━━━ RAW DATA ━━━

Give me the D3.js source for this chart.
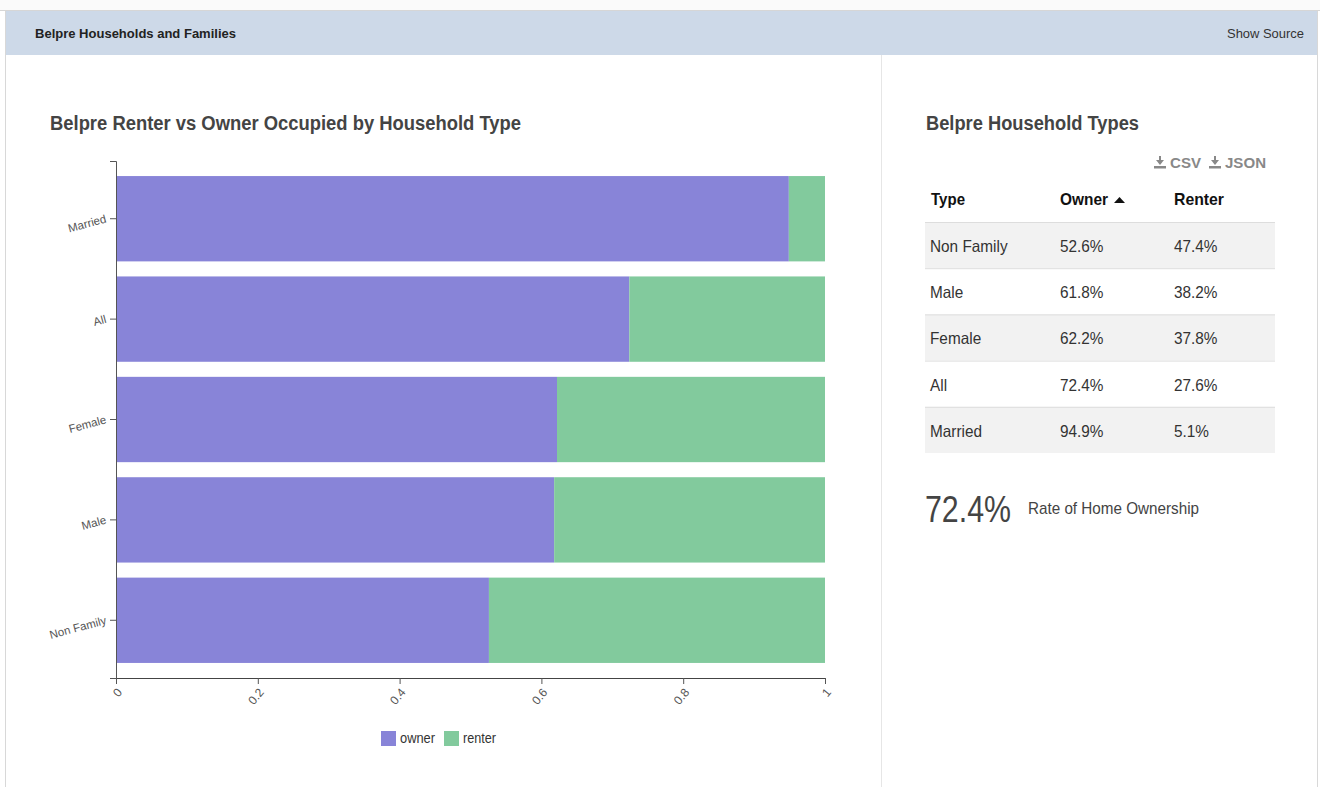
<!DOCTYPE html>
<html>
<head>
<meta charset="utf-8">
<script src="https://cdn.jsdelivr.net/npm/d3@7"></script>
<style>
  body { margin: 0; background: #fff; }
  text { font-family: "Liberation Sans", Arial, sans-serif; }
</style>
</head>
<body>
<div id="chart"></div>
<script>
// data
var types = ["Married", "All", "Female", "Male", "Non Family"];
var owner = [0.949, 0.724, 0.622, 0.618, 0.526];
var renter = [0.051, 0.276, 0.378, 0.382, 0.474];
var seriesKeys = ["owner", "renter"];
var seriesColors = ["#8884d8", "#82ca9d"];
var xTicks = [0, 0.2, 0.4, 0.6, 0.8, 1];

// table rows (sorted by owner asc)
var tableTypes = ["Non Family", "Male", "Female", "All", "Married"];
var tableOwner = ["52.6%", "61.8%", "62.2%", "72.4%", "94.9%"];
var tableRenter = ["47.4%", "38.2%", "37.8%", "27.6%", "5.1%"];
var ownershipRate = "72.4%";

var W = 1320, H = 787;
var svg = d3.select("#chart").append("svg")
    .attr("width", W).attr("height", H);

// page frame + header band
svg.append("rect").attr("x", 0).attr("y", 0).attr("width", W).attr("height", 10).attr("fill", "#fafafa");
svg.append("line").attr("x1", 0).attr("x2", W).attr("y1", 10.5).attr("y2", 10.5).attr("stroke", "#d6d6d6");
svg.append("rect").attr("x", 5).attr("y", 11).attr("width", 1313).attr("height", 44).attr("fill", "#cdd9e8");
svg.append("line").attr("x1", 5.5).attr("x2", 5.5).attr("y1", 11).attr("y2", H).attr("stroke", "#d8d8d8");
svg.append("line").attr("x1", 1317.5).attr("x2", 1317.5).attr("y1", 11).attr("y2", H).attr("stroke", "#d8d8d8");
svg.append("line").attr("x1", 881.5).attr("x2", 881.5).attr("y1", 55).attr("y2", H).attr("stroke", "#e6e6e6");

svg.append("text").attr("x", 35).attr("y", 38)
   .attr("font-size", "13px").attr("font-weight", "bold").attr("fill", "#222")
   .attr("textLength", 201).attr("lengthAdjust", "spacingAndGlyphs")
   .text("Belpre Households and Families");
svg.append("text").attr("x", 1304).attr("y", 38).attr("text-anchor", "end")
   .attr("font-size", "13px").attr("fill", "#333")
   .attr("textLength", 77).attr("lengthAdjust", "spacingAndGlyphs")
   .text("Show Source");

// chart title
svg.append("text").attr("x", 50).attr("y", 130)
   .attr("font-size", "20px").attr("font-weight", "bold").attr("fill", "#444")
   .attr("textLength", 471).attr("lengthAdjust", "spacingAndGlyphs")
   .text("Belpre Renter vs Owner Occupied by Household Type");

// chart
var margin = {left: 116, top: 161};
var width = 825 - 116, height = 678 - 161;
var g = svg.append("g").attr("transform", "translate(" + margin.left + "," + margin.top + ")");

var x = d3.scaleLinear().domain([0, 1]).range([0, width]);
var y = d3.scaleBand().domain(types).range([0, height]).paddingInner(0.15).paddingOuter(0.15);
var color = d3.scaleOrdinal().domain(seriesKeys).range(seriesColors);

var rows = types.map(function(t, i) { return {type: t, owner: owner[i], renter: renter[i]}; });
var stacked = d3.stack().keys(seriesKeys)(rows);

g.selectAll("g.layer")
  .data(stacked)
  .enter().append("g")
    .attr("class", "layer")
    .attr("fill", function(d) { return color(d.key); })
  .selectAll("rect")
  .data(function(d) { return d; })
  .enter().append("rect")
    .attr("x", function(d) { return x(d[0]); })
    .attr("y", function(d) { return y(d.data.type); })
    .attr("width", function(d) { return x(d[1]) - x(d[0]); })
    .attr("height", y.bandwidth());

// y axis
var yAxis = g.append("g").call(d3.axisLeft(y).tickSizeOuter(6));
yAxis.selectAll("path, line").attr("stroke", "#555");
yAxis.selectAll("text")
   .attr("font-size", "11.5px").attr("fill", "#555")
   .attr("x", -10).attr("dy", "0.32em")
   .attr("transform", function() { return "rotate(-15," + (-10) + ",0)"; });

// x axis
var xAxis = g.append("g").attr("transform", "translate(0," + height + ")")
   .call(d3.axisBottom(x).tickValues(xTicks).tickFormat(d3.format("")).tickSizeOuter(0));
xAxis.select(".domain").attr("stroke", "#444");
xAxis.selectAll("line").attr("stroke", "#555");
xAxis.selectAll("text")
   .attr("font-size", "12px").attr("fill", "#555")
   .attr("text-anchor", "end")
   .attr("x", 0).attr("y", 0).attr("dy", "0.35em")
   .attr("transform", "translate(3,12) rotate(-50)");

// legend
var legend = svg.append("g").attr("transform", "translate(381,731)");
var legItems = legend.selectAll("g").data(seriesKeys).enter().append("g")
   .attr("transform", function(d, i) { return "translate(" + (i * 63) + ",0)"; });
legItems.append("rect").attr("width", 15).attr("height", 15)
   .attr("fill", function(d) { return color(d); });
legItems.append("text").attr("x", 19).attr("y", 12)
   .attr("font-size", "14px").attr("fill", "#333")
   .attr("textLength", function(d) { return d === "owner" ? 35 : 33; })
   .attr("lengthAdjust", "spacingAndGlyphs")
   .text(function(d) { return d; });

// right panel
svg.append("text").attr("x", 926).attr("y", 130)
   .attr("font-size", "20px").attr("font-weight", "bold").attr("fill", "#444")
   .attr("textLength", 213).attr("lengthAdjust", "spacingAndGlyphs")
   .text("Belpre Household Types");

// download links
function dlIcon(cx, cy) {
  var ic = svg.append("g").attr("transform", "translate(" + cx + "," + cy + ")").attr("fill", "#888").attr("stroke", "#888");
  ic.append("line").attr("x1", 0).attr("x2", 0).attr("y1", -6).attr("y2", 1).attr("stroke-width", 2);
  ic.append("path").attr("d", "M-4,-2 L0,3 L4,-2 Z").attr("stroke", "none");
  ic.append("rect").attr("x", -6).attr("y", 4).attr("width", 12).attr("height", 2.5).attr("stroke", "none");
}
dlIcon(1160, 162);
svg.append("text").attr("x", 1170).attr("y", 168).attr("font-size", "14px").attr("font-weight", "bold")
   .attr("fill", "#888").attr("textLength", 31).attr("lengthAdjust", "spacingAndGlyphs").text("CSV");
dlIcon(1215, 162);
svg.append("text").attr("x", 1225).attr("y", 168).attr("font-size", "14px").attr("font-weight", "bold")
   .attr("fill", "#888").attr("textLength", 41).attr("lengthAdjust", "spacingAndGlyphs").text("JSON");

// table
var tx = 925, tw = 350, rowH = 46.2, bodyY = 222;
var colX = [931, 1060, 1174];
var headers = ["Type", "Owner", "Renter"];
var headLens = [34, 48, 50];
svg.selectAll("text.th").data(headers).enter().append("text")
   .attr("class", "th")
   .attr("x", function(d, i) { return colX[i]; }).attr("y", 205)
   .attr("font-size", "17px").attr("font-weight", "bold").attr("fill", "#111")
   .attr("textLength", function(d, i) { return headLens[i]; }).attr("lengthAdjust", "spacingAndGlyphs")
   .text(function(d) { return d; });
svg.append("path").attr("d", "M1114,203 L1125,203 L1119.5,197 Z").attr("fill", "#111");

var tbl = tableTypes.map(function(t, i) { return [t, tableOwner[i], tableRenter[i]]; });
var tr = svg.selectAll("g.tr").data(tbl).enter().append("g")
   .attr("class", "tr")
   .attr("transform", function(d, i) { return "translate(0," + (bodyY + i * rowH) + ")"; });
tr.append("rect").attr("x", tx).attr("y", 0).attr("width", tw).attr("height", rowH)
   .attr("fill", function(d, i) { return i % 2 === 0 ? "#f2f2f2" : "#fff"; });
tr.append("line").attr("x1", tx).attr("x2", tx + tw).attr("y1", 0.5).attr("y2", 0.5).attr("stroke", "#dddddd");
tr.selectAll("text").data(function(d) { return d; }).enter().append("text")
   .attr("x", function(d, i) { return colX[i] - (i === 0 ? 1 : 0); })
   .attr("y", 30)
   .attr("font-size", "16.5px").attr("fill", "#333")
   .each(function(d, i) {
     // narrow the glyphs a little, like the reference's condensed rendering
     var t = d3.select(this).text(d);
     var len = this.getComputedTextLength();
     t.attr("textLength", len * 0.93).attr("lengthAdjust", "spacingAndGlyphs");
   });

// ownership rate
svg.append("text").attr("x", 925).attr("y", 522)
   .attr("font-size", "36px").attr("fill", "#444")
   .attr("textLength", 86).attr("lengthAdjust", "spacingAndGlyphs")
   .text(ownershipRate);
svg.append("text").attr("x", 1028).attr("y", 514)
   .attr("font-size", "17px").attr("fill", "#444")
   .attr("textLength", 171).attr("lengthAdjust", "spacingAndGlyphs")
   .text("Rate of Home Ownership");
</script>
</body>
</html>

━━━

-- AIM --
In the lines above, locate the string "this". Copy every line where it occurs.

-- TASK RESPONSE --
Give me the D3.js source for this chart.
     var t = d3.select(this).text(d);
     var len = this.getComputedTextLength();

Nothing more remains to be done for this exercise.